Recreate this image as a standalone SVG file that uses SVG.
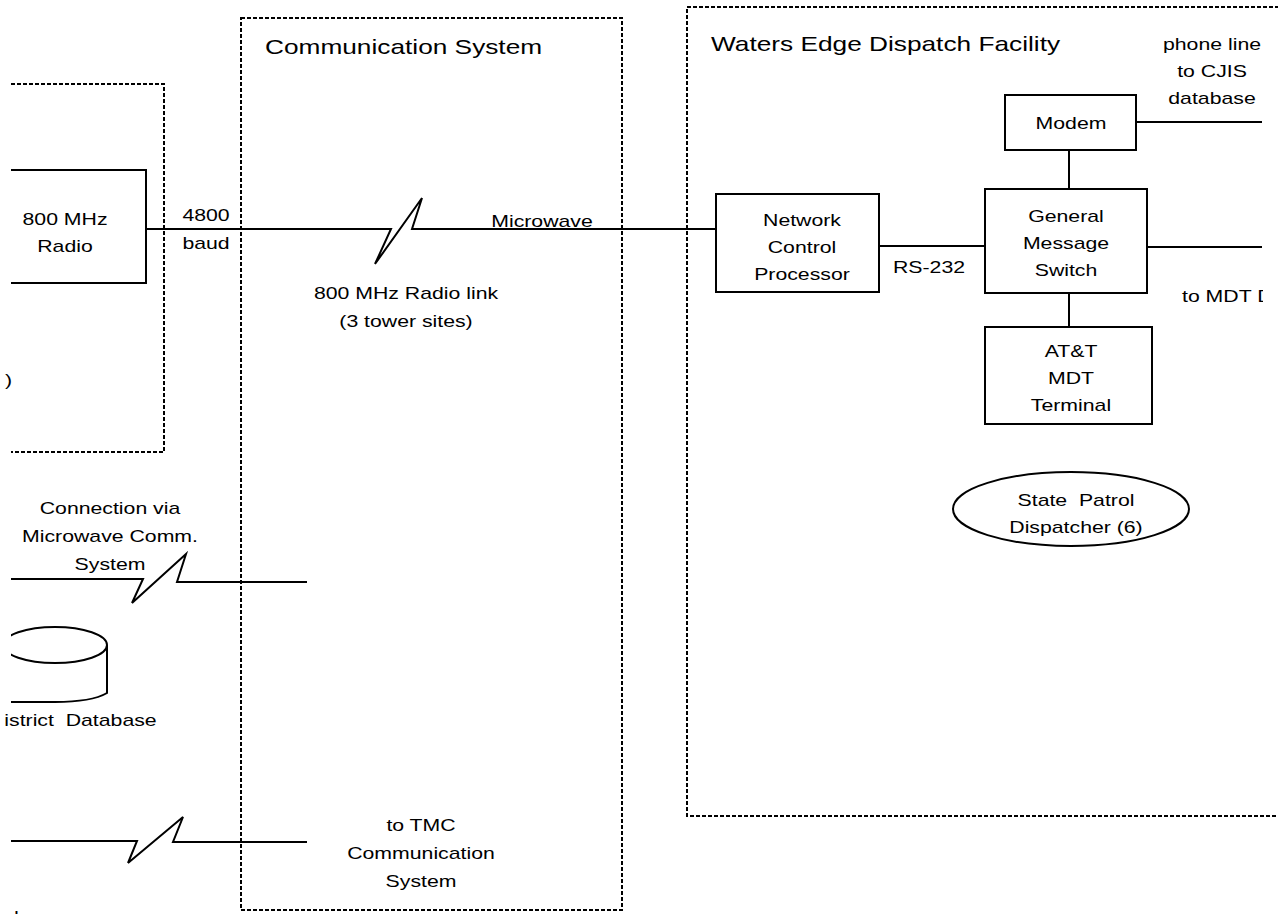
<svg xmlns="http://www.w3.org/2000/svg" width="1278" height="914" viewBox="0 0 1278 914">
<style>
.t{font-family:"Liberation Sans",Arial,Helvetica,sans-serif;font-size:17px;fill:#000}
.ti{font-size:21px}
.m{text-anchor:middle}
.box{fill:#fff;stroke:#000;stroke-width:2}
.open{fill:none;stroke:#000;stroke-width:2}
.dash{fill:none;stroke:#000;stroke-width:2;stroke-dasharray:4 2}
.ln{fill:none;stroke:#000;stroke-width:2;stroke-linejoin:miter}
</style>
<defs>
<clipPath id="clipL"><rect x="11" y="0" width="300" height="914"/></clipPath>
<clipPath id="clipT"><rect x="5" y="0" width="300" height="914"/></clipPath>
<clipPath id="clipR"><rect x="0" y="0" width="1263" height="914"/></clipPath>
</defs>
<rect width="1278" height="914" fill="#fff"/>

<!-- containers -->
<g id="left-area">
<path class="dash" d="M11,84 H164 V452 H11"/>
<text class="t" transform="translate(5 386) scale(1.25 1)">)</text>
</g>
<g id="communication-system">
<rect class="dash" x="241" y="18" width="381" height="892"/>
<text class="t ti" transform="translate(265 54) scale(1.25 1)">Communication System</text>
</g>
<g id="waters-edge">
<rect class="dash" x="687" y="7" width="640" height="809"/>
<text class="t ti" transform="translate(711 51) scale(1.25 1)">Waters Edge Dispatch Facility</text>
</g>

<!-- connectors -->
<g id="connectors">
<path class="ln" d="M146,229 H391 L375,264 L422,198 L412,229 H717"/>
<path class="ln" d="M11,579 H143 L132,603 L186,554 L177,582 H307"/>
<path class="ln" d="M11,841 H137 L128,863 L183,817 L173,842 H307"/>
<path class="ln" d="M879,246 H985"/>
<path class="ln" d="M1069,150 V189"/>
<path class="ln" d="M1136,122 H1262"/>
<path class="ln" d="M1147,247 H1262"/>
<path class="ln" d="M1069,293 V327"/>
</g>

<!-- connector labels -->
<g id="labels">
<text class="t m" transform="translate(206 221) scale(1.25 1)"><tspan x="0">4800</tspan><tspan x="0" dy="28">baud</tspan></text>
<text class="t m" transform="translate(542 227) scale(1.25 1)">Microwave</text>
<text class="t m" transform="translate(406 299) scale(1.25 1)"><tspan x="0">800 MHz Radio link</tspan><tspan x="0" dy="28">(3 tower sites)</tspan></text>
<text class="t m" transform="translate(110 514) scale(1.25 1)"><tspan x="0">Connection via</tspan><tspan x="0" dy="28">Microwave Comm.</tspan><tspan x="0" dy="28">System</tspan></text>
<text class="t m" transform="translate(421 831) scale(1.25 1)"><tspan x="0">to TMC</tspan><tspan x="0" dy="28">Communication</tspan><tspan x="0" dy="28">System</tspan></text>
<text class="t m" transform="translate(929 273) scale(1.25 1)">RS-232</text>
<text class="t m" transform="translate(1212 50) scale(1.25 1)"><tspan x="0">phone line</tspan><tspan x="0" dy="27">to CJIS</tspan><tspan x="0" dy="27">database</tspan></text>
<g clip-path="url(#clipR)">
<text class="t" transform="translate(1182 302) scale(1.25 1)">to MDT D</text>
</g>
<text class="t" transform="translate(7 923) scale(1.25 1)">d</text>
</g>

<!-- nodes -->
<g id="radio">
<path class="open" d="M11,170 H146 V283 H11"/>
<text class="t m" transform="translate(65 225) scale(1.25 1)"><tspan x="0">800 MHz</tspan><tspan x="0" dy="27">Radio</tspan></text>
</g>
<g id="district-database">
<g clip-path="url(#clipL)">
<ellipse class="open" cx="55" cy="645" rx="52" ry="18"/>
</g>
<path class="open" d="M107,645 V693 C95,700 75,702 55,702 L11,702"/>
<g clip-path="url(#clipT)">
<text class="t" xml:space="preserve" transform="translate(-11 726) scale(1.25 1)">District  Database</text>
</g>
</g>
<g id="ncp">
<rect class="box" x="716" y="194" width="163" height="98"/>
<text class="t m" transform="translate(802 226) scale(1.25 1)"><tspan x="0">Network</tspan><tspan x="0" dy="27">Control</tspan><tspan x="0" dy="27">Processor</tspan></text>
</g>
<g id="gms">
<rect class="box" x="985" y="189" width="162" height="104"/>
<text class="t m" transform="translate(1066 222) scale(1.25 1)"><tspan x="0">General</tspan><tspan x="0" dy="27">Message</tspan><tspan x="0" dy="27">Switch</tspan></text>
</g>
<g id="modem">
<rect class="box" x="1005" y="95" width="131" height="55"/>
<text class="t m" transform="translate(1071 129) scale(1.25 1)">Modem</text>
</g>
<g id="att-mdt">
<rect class="box" x="985" y="327" width="167" height="97"/>
<text class="t m" transform="translate(1071 357) scale(1.25 1)"><tspan x="0">AT&amp;T</tspan><tspan x="0" dy="27">MDT</tspan><tspan x="0" dy="27">Terminal</tspan></text>
</g>
<g id="dispatcher">
<ellipse class="box" cx="1071" cy="509" rx="118" ry="37"/>
<text class="t m" xml:space="preserve" transform="translate(1076 506) scale(1.25 1)"><tspan x="0">State  Patrol</tspan><tspan x="0" dy="27">Dispatcher (6)</tspan></text>
</g>
</svg>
■ ■ ■ ■ ■
■ **The task**: Leaving the pictures aside, transcribe the entire listing exactly.

■ **Reply**:
Recreate this image as a standalone SVG file that uses SVG.
<svg xmlns="http://www.w3.org/2000/svg" width="1278" height="914" viewBox="0 0 1278 914">
<style>
.t{font-family:"Liberation Sans",Arial,Helvetica,sans-serif;font-size:17px;fill:#000}
.ti{font-size:21px}
.m{text-anchor:middle}
.box{fill:#fff;stroke:#000;stroke-width:2}
.open{fill:none;stroke:#000;stroke-width:2}
.dash{fill:none;stroke:#000;stroke-width:2;stroke-dasharray:4 2}
.ln{fill:none;stroke:#000;stroke-width:2;stroke-linejoin:miter}
</style>
<defs>
<clipPath id="clipL"><rect x="11" y="0" width="300" height="914"/></clipPath>
<clipPath id="clipT"><rect x="5" y="0" width="300" height="914"/></clipPath>
<clipPath id="clipR"><rect x="0" y="0" width="1263" height="914"/></clipPath>
</defs>
<rect width="1278" height="914" fill="#fff"/>

<!-- containers -->
<g id="left-area">
<path class="dash" d="M11,84 H164 V452 H11"/>
<text class="t" transform="translate(5 386) scale(1.25 1)">)</text>
</g>
<g id="communication-system">
<rect class="dash" x="241" y="18" width="381" height="892"/>
<text class="t ti" transform="translate(265 54) scale(1.25 1)">Communication System</text>
</g>
<g id="waters-edge">
<rect class="dash" x="687" y="7" width="640" height="809"/>
<text class="t ti" transform="translate(711 51) scale(1.25 1)">Waters Edge Dispatch Facility</text>
</g>

<!-- connectors -->
<g id="connectors">
<path class="ln" d="M146,229 H391 L375,264 L422,198 L412,229 H717"/>
<path class="ln" d="M11,579 H143 L132,603 L186,554 L177,582 H307"/>
<path class="ln" d="M11,841 H137 L128,863 L183,817 L173,842 H307"/>
<path class="ln" d="M879,246 H985"/>
<path class="ln" d="M1069,150 V189"/>
<path class="ln" d="M1136,122 H1262"/>
<path class="ln" d="M1147,247 H1262"/>
<path class="ln" d="M1069,293 V327"/>
</g>

<!-- connector labels -->
<g id="labels">
<text class="t m" transform="translate(206 221) scale(1.25 1)"><tspan x="0">4800</tspan><tspan x="0" dy="28">baud</tspan></text>
<text class="t m" transform="translate(542 227) scale(1.25 1)">Microwave</text>
<text class="t m" transform="translate(406 299) scale(1.25 1)"><tspan x="0">800 MHz Radio link</tspan><tspan x="0" dy="28">(3 tower sites)</tspan></text>
<text class="t m" transform="translate(110 514) scale(1.25 1)"><tspan x="0">Connection via</tspan><tspan x="0" dy="28">Microwave Comm.</tspan><tspan x="0" dy="28">System</tspan></text>
<text class="t m" transform="translate(421 831) scale(1.25 1)"><tspan x="0">to TMC</tspan><tspan x="0" dy="28">Communication</tspan><tspan x="0" dy="28">System</tspan></text>
<text class="t m" transform="translate(929 273) scale(1.25 1)">RS-232</text>
<text class="t m" transform="translate(1212 50) scale(1.25 1)"><tspan x="0">phone line</tspan><tspan x="0" dy="27">to CJIS</tspan><tspan x="0" dy="27">database</tspan></text>
<g clip-path="url(#clipR)">
<text class="t" transform="translate(1182 302) scale(1.25 1)">to MDT D</text>
</g>
<text class="t" transform="translate(7 923) scale(1.25 1)">d</text>
</g>

<!-- nodes -->
<g id="radio">
<path class="open" d="M11,170 H146 V283 H11"/>
<text class="t m" transform="translate(65 225) scale(1.25 1)"><tspan x="0">800 MHz</tspan><tspan x="0" dy="27">Radio</tspan></text>
</g>
<g id="district-database">
<g clip-path="url(#clipL)">
<ellipse class="open" cx="55" cy="645" rx="52" ry="18"/>
</g>
<path class="open" d="M107,645 V693 C95,700 75,702 55,702 L11,702"/>
<g clip-path="url(#clipT)">
<text class="t" xml:space="preserve" transform="translate(-11 726) scale(1.25 1)">District  Database</text>
</g>
</g>
<g id="ncp">
<rect class="box" x="716" y="194" width="163" height="98"/>
<text class="t m" transform="translate(802 226) scale(1.25 1)"><tspan x="0">Network</tspan><tspan x="0" dy="27">Control</tspan><tspan x="0" dy="27">Processor</tspan></text>
</g>
<g id="gms">
<rect class="box" x="985" y="189" width="162" height="104"/>
<text class="t m" transform="translate(1066 222) scale(1.25 1)"><tspan x="0">General</tspan><tspan x="0" dy="27">Message</tspan><tspan x="0" dy="27">Switch</tspan></text>
</g>
<g id="modem">
<rect class="box" x="1005" y="95" width="131" height="55"/>
<text class="t m" transform="translate(1071 129) scale(1.25 1)">Modem</text>
</g>
<g id="att-mdt">
<rect class="box" x="985" y="327" width="167" height="97"/>
<text class="t m" transform="translate(1071 357) scale(1.25 1)"><tspan x="0">AT&amp;T</tspan><tspan x="0" dy="27">MDT</tspan><tspan x="0" dy="27">Terminal</tspan></text>
</g>
<g id="dispatcher">
<ellipse class="box" cx="1071" cy="509" rx="118" ry="37"/>
<text class="t m" xml:space="preserve" transform="translate(1076 506) scale(1.25 1)"><tspan x="0">State  Patrol</tspan><tspan x="0" dy="27">Dispatcher (6)</tspan></text>
</g>
</svg>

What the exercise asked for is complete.